A Soviet Espionage Cable Redacted, Revealed, and Confirmed
By John Earl Haynes and Harvey Klehr
In 1995 the National Security Agency (NSA) began releasing World War II telegraphic cables between Soviet intelligence agencies in Moscow and their American stations. These cables, totaling more than 5,000 pages, were deciphered by the NSA’s “VENONA” project and are indisputably one of the richest documentary sources on Soviet espionage in the United States.
One minor annoyance in the exploitation of the VENONA cables has been the NSA’s decision to redact some names and passages, particularly in footnotes written by Agency analysts. The pattern of redactions suggested that the NSA blacked out the names of individuals involved in Soviet espionage whenever they cooperated under questioning by the FBI, or when the identification of the real name behind a cover name was somewhat less than certain.

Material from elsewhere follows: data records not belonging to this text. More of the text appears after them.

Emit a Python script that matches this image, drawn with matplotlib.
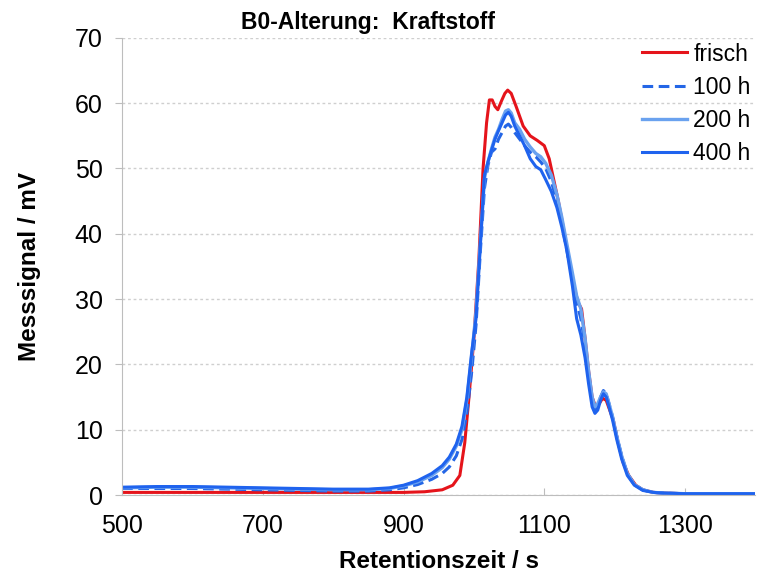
import matplotlib
matplotlib.use('Agg')
import matplotlib.pyplot as plt

plt.rcParams['font.family'] = ['Liberation Sans', 'DejaVu Sans']

# fresh fuel
frisch_x = [500, 600, 700, 800, 900, 930, 955, 970, 980, 987,
            993, 1000, 1007, 1013, 1018, 1022, 1026, 1030, 1034, 1039,
            1044, 1048, 1053, 1060, 1070, 1080, 1090, 1100, 1107, 1113,
            1120, 1127, 1135, 1142, 1148, 1153, 1158, 1163, 1168, 1173,
            1178, 1183, 1188, 1193, 1198, 1205, 1212, 1220, 1230, 1240,
            1255, 1270, 1300, 1400]
frisch_y = [0.4, 0.4, 0.4, 0.4, 0.4, 0.5, 0.8, 1.5, 3, 8,
            15, 24, 36, 50, 57, 60.5, 60.5, 59.5, 59, 60.3,
            61.5, 62, 61.5, 59.5, 56.5, 55, 54.3, 53.5, 51.5, 48.5,
            45, 41, 36, 32, 29.5, 28.5, 24, 19, 15, 13.5,
            14, 14.8, 14.5, 13, 11.5, 8, 5, 3, 1.5, 0.8,
            0.4, 0.3, 0.2, 0.2]

# aged samples (common time axis)
t_aged = [500, 550, 600, 650, 700, 750, 800, 850, 880, 900,
          920, 940, 955, 965, 975, 983, 990, 997, 1003, 1009,
          1015, 1020, 1025, 1030, 1035, 1040, 1045, 1049, 1053, 1058,
          1065, 1072, 1080, 1088, 1095, 1102, 1110, 1118, 1125, 1132,
          1140, 1146, 1152, 1158, 1163, 1168, 1172, 1176, 1180, 1184,
          1188, 1192, 1197, 1203, 1210, 1218, 1228, 1240, 1255, 1270,
          1300, 1350, 1400]
h100 = [1.0, 1.0, 1.0, 0.9, 0.8, 0.7, 0.6, 0.6, 0.8, 1.1,
        1.6, 2.4, 3.3, 4.3, 6, 8.5, 12.5, 19, 26, 37,
        47, 50.5, 52.5, 53, 54.5, 55.5, 56.5, 56.8, 56.3, 55.5,
        54.5, 53.5, 52.5, 51.8, 51, 50, 48, 45, 41.5, 37.5,
        33, 29.5, 27, 23, 18.5, 14.5, 13, 13.5, 15, 16,
        15.5, 14, 12, 9, 6, 3.3, 1.6, 0.8, 0.4, 0.3,
        0.2, 0.2, 0.2]
h200 = [1.1, 1.2, 1.2, 1.1, 1.0, 0.9, 0.8, 0.8, 1.0, 1.4,
        2.0, 3.0, 4.2, 5.5, 7.5, 10, 14.5, 21.5, 28, 38.5,
        48.5, 51, 53, 54.8, 56, 57.5, 58.8, 59, 58.5, 57,
        56, 54.5, 53.3, 52.3, 51.8, 50.8, 49, 46, 42.5, 38.5,
        34, 30.5, 28.5, 24, 19, 15, 13.5, 14, 15, 15.8,
        15.5, 14, 12, 9, 6, 3.3, 1.6, 0.8, 0.4, 0.3,
        0.2, 0.2, 0.2]
h400 = [1.2, 1.3, 1.3, 1.2, 1.1, 1.0, 0.9, 0.9, 1.1, 1.5,
        2.2, 3.3, 4.5, 5.8, 7.8, 10.5, 15, 22, 27, 38,
        49, 51, 52.8, 54.5, 55.8, 57, 58.2, 58.6, 58, 56.5,
        55, 53.5, 51.5, 50.3, 49.8, 48.3, 46.5, 44, 41, 37.5,
        32, 27, 24.5, 21, 17, 13.5, 12.5, 13, 14.5, 15.5,
        15, 13.5, 11.5, 8.5, 5.5, 3, 1.5, 0.7, 0.4, 0.3,
        0.2, 0.2, 0.2]

fig = plt.figure(figsize=(7.63, 5.74), dpi=100)
ax = fig.add_axes([0.16, 0.1376, 0.83, 0.7964])

ax.plot(frisch_x, frisch_y, color='#e5141b', lw=2.2, label='frisch')
ax.plot(t_aged, h100, color='#2466e6', lw=2.2, ls=(0, (3.5, 1.8)), label='100 h')
ax.plot(t_aged, h200, color='#6aa2ef', lw=2.4, label='200 h')
ax.plot(t_aged, h400, color='#1f63ee', lw=2.2, label='400 h')

ax.set_xlim(500, 1400)
ax.set_ylim(0, 70)
ax.set_xticks([500, 700, 900, 1100, 1300])
ax.set_yticks(range(0, 71, 10))
ax.yaxis.grid(True, ls=(0, (2, 2)), color='#cfcfcf', lw=1)
ax.set_axisbelow(True)
for s in ['top', 'right']:
    ax.spines[s].set_visible(False)
for s in ['left', 'bottom']:
    ax.spines[s].set_color('#bdbdbd')
ax.tick_params(axis='x', direction='in', length=5, color='#bdbdbd', labelsize=18, pad=14)
ax.tick_params(axis='y', direction='out', length=5, color='#bdbdbd', labelsize=18, pad=9)

ax.set_xlabel('Retentionszeit / s', fontsize=17.5, fontweight='bold', labelpad=8)
ax.set_ylabel('Messsignal / mV', fontsize=17.5, fontweight='bold', labelpad=24)
fig.text(368 / 763, 1 - 22 / 574, 'B0-Alterung:  Kraftstoff', fontsize=16.5, fontweight='bold',
         ha='center', va='center')

ax.legend(loc='upper right', bbox_to_anchor=(1.025, 1.035), frameon=False, fontsize=16.5,
          handlelength=2.0, handletextpad=0.25, labelspacing=0.45)

plt.savefig('out.png', dpi=100)
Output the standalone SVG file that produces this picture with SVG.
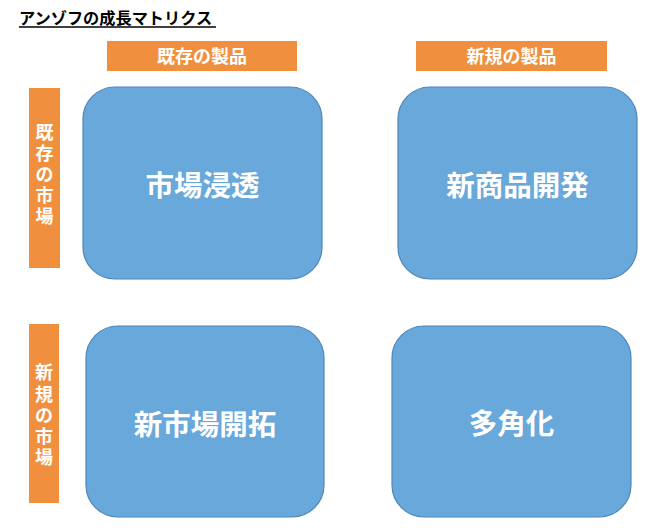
<svg xmlns="http://www.w3.org/2000/svg" width="664" height="532" viewBox="0 0 664 532">
<style>
.hdr{fill:#F0903E;}
.box{fill:#69A8DA;stroke:#4F86B8;stroke-width:1.2;}
.t{font-family:"Noto Sans CJK JP","Noto Sans CJK SC",sans-serif;font-weight:bold;fill:#FFFFFF;text-anchor:middle;}
.big{font-size:28.5px;}
.mid{font-size:18px;}
.vert{font-size:18px;}
.title{font-family:"Noto Sans CJK JP",sans-serif;font-weight:bold;font-size:16.2px;fill:#000000;}
</style>
<rect width="664" height="532" fill="#FFFFFF"/>
<g id="title">
<text class="title" x="19" y="23.5">アンゾフの成長マトリクス</text>
<line x1="19" y1="27" x2="216" y2="27" stroke="#000" stroke-width="1.3"/>
</g>
<g id="col-existing-product">
<rect class="hdr" x="107" y="41" width="190" height="30"/>
<text class="t mid" x="202" y="63">既存の製品</text>
</g>
<g id="col-new-product">
<rect class="hdr" x="416" y="41" width="191" height="30"/>
<text class="t mid" x="511.5" y="63">新規の製品</text>
</g>
<g id="row-existing-market">
<rect class="hdr" x="29" y="88" width="31" height="180"/>
<text class="t vert" x="44.5" y="139">既</text>
<text class="t vert" x="44.5" y="159.5">存</text>
<text class="t vert" x="44.5" y="181">の</text>
<text class="t vert" x="44.5" y="201.5">市</text>
<text class="t vert" x="44.5" y="223">場</text>
</g>
<g id="row-new-market">
<rect class="hdr" x="29" y="324" width="30" height="179"/>
<text class="t vert" x="44" y="379">新</text>
<text class="t vert" x="44" y="401">規</text>
<text class="t vert" x="44" y="422">の</text>
<text class="t vert" x="44" y="443">市</text>
<text class="t vert" x="44" y="464">場</text>
</g>
<g id="market-penetration">
<rect class="box" x="83" y="87" width="239" height="192" rx="32" ry="32"/>
<text class="t big" x="202.5" y="196">市場浸透</text>
</g>
<g id="product-development">
<rect class="box" x="398" y="87" width="239" height="192" rx="32" ry="32"/>
<text class="t big" x="517.5" y="196">新商品開発</text>
</g>
<g id="market-development">
<rect class="box" x="86" y="326" width="238" height="191" rx="32" ry="32"/>
<text class="t big" x="205" y="435">新市場開拓</text>
</g>
<g id="diversification">
<rect class="box" x="392" y="326" width="239" height="191" rx="32" ry="32"/>
<text class="t big" x="511.5" y="434">多角化</text>
</g>
<g id="connectors"></g>
</svg>
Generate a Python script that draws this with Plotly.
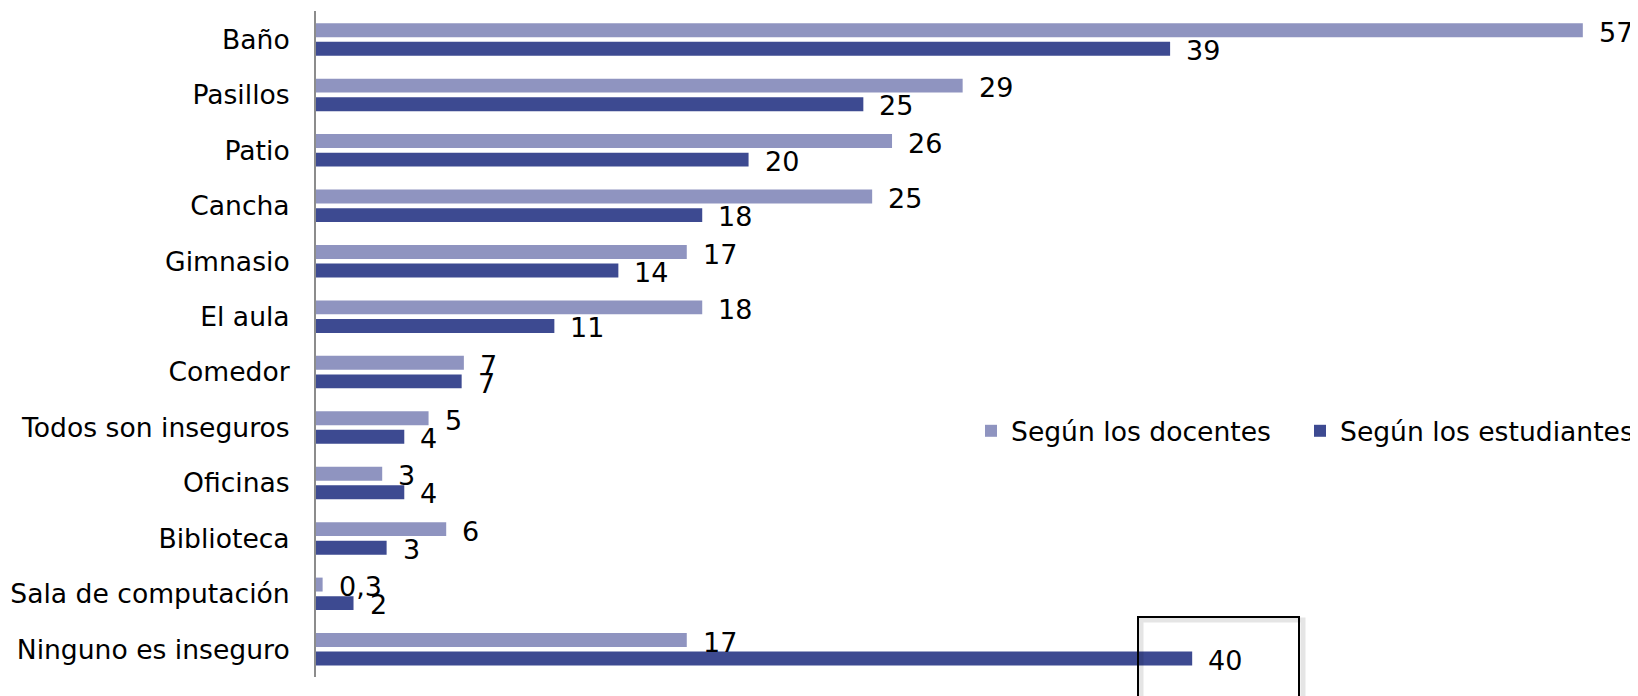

There was, however, one puzzling and prominent exception to the pattern of redactions being confined to the footnotes: VENONA cable 1354. Dated 22 September 1944 and sent from the chief of the KGB station in New York to headquarters in Moscow, this message discussed the Office of Strategic Services (OSS), American WWII’s foreign intelligence agency. Here is the two-page cable as released by the NSA:
Such an extensive redaction of the actual text of the Soviet message can be found nowhere else in the more than 3,000 cables released by NSA.